*Requirement*. Reproduce the material below line by line, beginning with its first line and ending with the line that contains "label_frac = 0.615"; leave out pictures.

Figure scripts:
[BEGIN]

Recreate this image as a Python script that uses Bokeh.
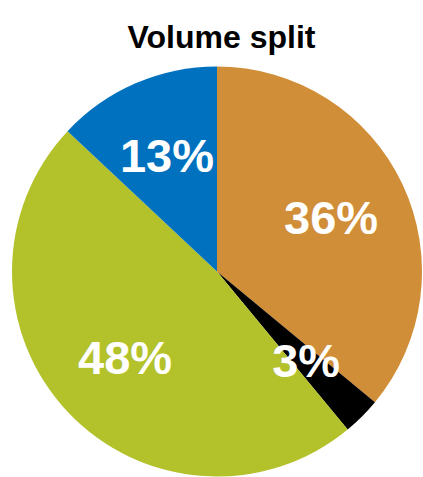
import math
from bokeh.plotting import figure
from bokeh.models import ColumnDataSource, Label
from bokeh.core.properties import value
from bokeh.embed import file_html
from bokeh.resources import INLINE

# ---- data ----
categories = ["A", "B", "C", "D"]
shares = [36, 3, 48, 13]
labels = ["36%", "3%", "48%", "13%"]
colors = ["#D18E38", "#000000", "#B3C12A", "#0071BF"]
title_text = "Volume split"

# ---- layout (pixel units) ----
W, H = 423, 477
cx, cy, R = 216.5, 206, 205
label_frac = 0.615

total = sum(shares)
starts, ends, lx, ly = [], [], [], []
acc = 0.0
for s in shares:
    a0 = math.pi / 2 - 2 * math.pi * acc / total
    acc += s
    a1 = math.pi / 2 - 2 * math.pi * acc / total
    starts.append(a0)
    ends.append(a1)
    mid = (a0 + a1) / 2
    lx.append(cx + label_frac * R * math.cos(mid))
    ly.append(cy + label_frac * R * math.sin(mid))

src = ColumnDataSource(dict(cat=categories, start=starts, end=ends,
                            color=colors, lx=lx, ly=ly, label=labels))

p = figure(width=W, height=H, x_range=(0, W), y_range=(0, H),
           output_backend="svg", toolbar_location=None, min_border=0)
p.axis.visible = False
p.grid.visible = False
p.outline_line_color = None
p.background_fill_color = "white"
p.border_fill_color = "white"

p.wedge(x=cx, y=cy, radius=R, start_angle="start", end_angle="end",
        direction="clock", fill_color="color", line_color=None, source=src)

p.text(x="lx", y="ly", text="label", source=src, text_align="center",
       text_baseline="middle", text_color="white",
       text_font=value("Liberation Sans"), text_font_style="bold",
       text_font_size="47px")

p.add_layout(Label(x=221, y=441, text=title_text, text_align="center",
                   text_baseline="alphabetic", text_font="Liberation Sans",
                   text_font_style="bold", text_font_size="32px",
                   text_color="black"))

open("out.html", "w").write(file_html(p, INLINE))
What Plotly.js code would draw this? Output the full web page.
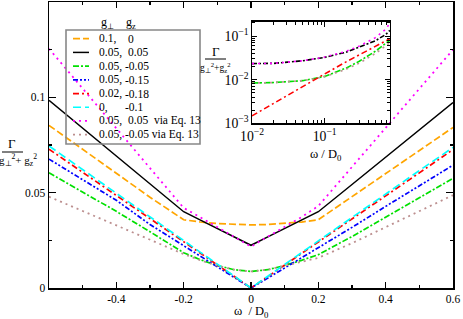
<!DOCTYPE html>
<html><head><meta charset="utf-8">
<script src="https://cdn.plot.ly/plotly-3.0.1.min.js"></script>
<style>html,body{margin:0;padding:0;background:#fff;} #chart{width:463px;height:319px;}</style>
</head><body><div id="chart"></div>
<script>
// ---- main panel data: Gamma/(g_perp^2+g_z^2) vs omega/D0 ----
const omega = [-0.6,-0.5,-0.4,-0.3,-0.2,-0.15,-0.1,-0.05,0,0.05,0.1,0.15,0.2,0.3,0.4,0.5,0.6];
const sOrange  = [0.0853,0.0727,0.0601,0.0476,0.0358,0.0346,0.0338,0.0333,0.0331,0.0333,0.0338,0.0346,0.0358,0.0478,0.0600,0.0721,0.0842];
const sBlack   = [0.0984,0.0838,0.0692,0.0546,0.0400,0.0356,0.0312,0.0268,0.0224,0.0268,0.0312,0.0356,0.0400,0.0543,0.0687,0.0830,0.0973];
const sGreen   = [0.0604,0.0503,0.0402,0.0295,0.0185,0.0148,0.0118,0.0096,0.0087,0.0096,0.0118,0.0145,0.0175,0.0270,0.0370,0.0473,0.0575];
const sBlue    = [0.0676,0.0568,0.0460,0.0333,0.0222,0.0166,0.0110,0.0055,0.0000,0.0052,0.0105,0.0158,0.0210,0.0318,0.0428,0.0536,0.0644];
const sRed     = [0.0728,0.0607,0.0486,0.0364,0.0243,0.0182,0.0121,0.0061,0.0000,0.0060,0.0120,0.0180,0.0240,0.0360,0.0483,0.0604,0.0726];
const sCyan    = [0.0745,0.0622,0.0498,0.0373,0.0249,0.0187,0.0125,0.0062,0.0000,0.0062,0.0124,0.0186,0.0248,0.0371,0.0494,0.0616,0.0737];
const sMagenta = [0.1255,0.1046,0.0837,0.0628,0.0420,0.0370,0.0320,0.0270,0.0217,0.0270,0.0320,0.0372,0.0430,0.0635,0.0840,0.1045,0.1250];
const sBrown   = [0.0479,0.0404,0.0328,0.0253,0.0178,0.0145,0.0117,0.0096,0.0087,0.0096,0.0116,0.0138,0.0158,0.0235,0.0320,0.0403,0.0487];

// ---- inset data (log-log) ----
const insetOmega = [0.01,0.02,0.05,0.1,0.2,0.3,0.5,0.7,0.79];
const iBlack   = [0.0234,0.0237,0.0272,0.0325,0.043,0.055,0.078,0.11,0.135];
const iMagenta = [0.0234,0.0237,0.0272,0.033,0.045,0.059,0.092,0.145,0.20];
const iGreen   = [0.0084,0.0086,0.0095,0.0119,0.0186,0.0265,0.045,0.068,0.08];
const iBrown   = [0.0084,0.0086,0.0095,0.0117,0.0175,0.024,0.040,0.060,0.07];
const iRed     = [0.00148,0.0029,0.0071,0.0135,0.026,0.037,0.057,0.078,0.087];

// ---- legend labels ----
const legendA = ["0.1,","0.05,","0.05,","0.05,","0.02,","0,","0.05,","0.05,"];
const legendB = ["0","0.05","-0.05","-0.15","-0.18","-0.1","0.05\u00a0\u00a0via Eq. 13","-0.05 via Eq. 13"];
const xTicks = [-0.4,-0.2,0,0.2,0.4,0.6];
const xTickText = ["-0.4","-0.2","0","0.2","0.4","0.6"];
const yTicks = [0,0.05,0.1];
const yTickText = ["0","0.05","0.1"];

const mainSeries = [sOrange,sBlack,sGreen,sBlue,sRed,sCyan,sMagenta,sBrown];
const colors = ["#FFA500","#000000","#00E000","#0000FF","#FF0000","#00FFFF","#FF00FF","#BC8F8F"];
const dashes = ["7px,3px","solid","6px,2px,2px,2px","5px,2px,2px,2px,2px,2px","6px,3px,2px,3px","8px,4px","2px,4px","2px,4px"];
const widths = [1.7,1.5,1.7,1.7,1.7,1.7,1.8,1.8];

const insetSeries = [[iBlack,1],[iMagenta,6],[iGreen,2],[iBrown,7],[iRed,4]];

const FONT = "Liberation Serif";
const L=49, R=10, T=2, B=31, W=463, H=319;
const PW = W-L-R, PH = H-T-B;
const pxX = p => (p-L)/PW;
const pxY = p => (H-B-p)/PH;

const traces = [];
mainSeries.forEach((s,i)=>{
  traces.push({x:omega,y:s,type:'scatter',mode:'lines',xaxis:'x',yaxis:'y',
    line:{color:colors[i],width:widths[i],dash:dashes[i]},showlegend:false,hoverinfo:'skip'});
});
insetSeries.forEach(([s,ci])=>{
  traces.push({x:insetOmega,y:s,type:'scatter',mode:'lines',xaxis:'x2',yaxis:'y2',
    line:{color:colors[ci],width:1.6,dash:ci===1?"5px,2px,2px,2px":dashes[ci]},showlegend:false,hoverinfo:'skip'});
});

const shapes = [];
const annotations = [];
const txt = (x,y,text,size,anchor) => annotations.push({xref:'paper',yref:'paper',x:pxX(x),y:pxY(y),
  xanchor:anchor||'left',yanchor:'middle',text:text,showarrow:false,font:{family:FONT,size:size,color:'#000'}});
// legend box
shapes.push({type:'rect',xref:'paper',yref:'paper',x0:pxX(66),x1:pxX(200),y0:pxY(144),y1:pxY(30),
  line:{color:'#888888',width:1.6},fillcolor:'rgba(255,255,255,0)',layer:'above'});
legendA.forEach((a,i)=>{
  const yy = 38.7 + i*13.71;
  shapes.push({type:'line',xref:'paper',yref:'paper',x0:pxX(73),x1:pxX(89),y0:pxY(yy),y1:pxY(yy),
    line:{color:colors[i],width:widths[i],dash:dashes[i]}});
  txt(96.5,yy,a,11.5);
  const b = legendB[i];
  txt(b.startsWith('-')?123:125.5,yy,b,11.5);
});
// legend header
txt(99,23,'g<sub>\u22a5</sub>',12);
txt(124,23,'g<sub>z</sub>',12);

// main y title (fraction)
txt(12,143,'\u0393',13,'center');
shapes.push({type:'line',xref:'paper',yref:'paper',x0:pxX(2),x1:pxX(23),y0:pxY(152),y1:pxY(152),line:{color:'#000',width:1}});
txt(18,160,'g<sub>\u22a5</sub><sup>2</sup>+ g<sub>z</sub><sup>2</sup>',11,'center');
// main x title
txt(251,312,'\u03c9\u00a0 / D<sub>0</sub>',12.5,'center');

// inset y title
txt(215.5,51,'\u0393',13,'center');
shapes.push({type:'line',xref:'paper',yref:'paper',x0:pxX(205),x1:pxX(226),y0:pxY(59),y1:pxY(59),line:{color:'#000',width:1}});
txt(215,68,'g<sub>\u22a5</sub><sup>2</sup>+g<sub>z</sub><sup>2</sup>',9.5,'center');
// inset x title
txt(326,155,'\u03c9 / D<sub>0</sub>',12.5,'center');

const axBase = {showline:true,linecolor:'#000',linewidth:1.5,mirror:'ticks',ticks:'inside',tickcolor:'#000',
  showgrid:false,zeroline:false,tickfont:{family:FONT,size:11.5,color:'#000'}};

const layout = {
  width:W,height:H,margin:{l:L,r:R,t:T,b:B},paper_bgcolor:'#fff',plot_bgcolor:'rgba(0,0,0,0)',
  showlegend:false,font:{family:FONT},
  xaxis:Object.assign({},axBase,{domain:[0,1],range:[-0.6,0.6],tickmode:'array',tickvals:xTicks,ticktext:xTickText,
    ticklen:6,tickwidth:1.2,anchor:'y',
    minor:{dtick:0.1,tick0:0,ticks:'inside',ticklen:3,tickcolor:'#000',tickwidth:1.2}}),
  yaxis:Object.assign({},axBase,{domain:[0,1],range:[0,0.15],tickmode:'array',tickvals:yTicks,ticktext:yTickText,
    ticklen:7,tickwidth:1.2,anchor:'x',
    minor:{dtick:0.025,tick0:0,ticks:'inside',ticklen:3,tickcolor:'#000',tickwidth:1.2}}),
  xaxis2:Object.assign({},axBase,{type:'log',domain:[pxX(252),pxX(390)],range:[-2,-0.1],anchor:'y2',
    dtick:1,exponentformat:'power',showexponent:'all',ticklen:5,tickwidth:1,linewidth:1.3,
    tickfont:{family:FONT,size:11,color:'#000'},
    minor:{dtick:'D1',ticks:'inside',ticklen:3,tickcolor:'#000',tickwidth:1}}),
  yaxis2:Object.assign({},axBase,{type:'log',domain:[pxY(123.3),pxY(21.7)],range:[-3,-0.67],anchor:'x2',
    dtick:1,exponentformat:'power',showexponent:'all',ticklen:5,tickwidth:1,linewidth:1.3,
    tickfont:{family:FONT,size:11,color:'#000'},
    minor:{dtick:'D1',ticks:'inside',ticklen:3,tickcolor:'#000',tickwidth:1}}),
  shapes:shapes,annotations:annotations
};

Plotly.newPlot('chart',traces,layout,{staticPlot:true,displayModeBar:false});
</script></body></html>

[END]

*Answer to this problem*.
Recreate this image as a Python script that uses Bokeh.
import math
from bokeh.plotting import figure
from bokeh.models import ColumnDataSource, Label
from bokeh.core.properties import value
from bokeh.embed import file_html
from bokeh.resources import INLINE

# ---- data ----
categories = ["A", "B", "C", "D"]
shares = [36, 3, 48, 13]
labels = ["36%", "3%", "48%", "13%"]
colors = ["#D18E38", "#000000", "#B3C12A", "#0071BF"]
title_text = "Volume split"

# ---- layout (pixel units) ----
W, H = 423, 477
cx, cy, R = 216.5, 206, 205
label_frac = 0.615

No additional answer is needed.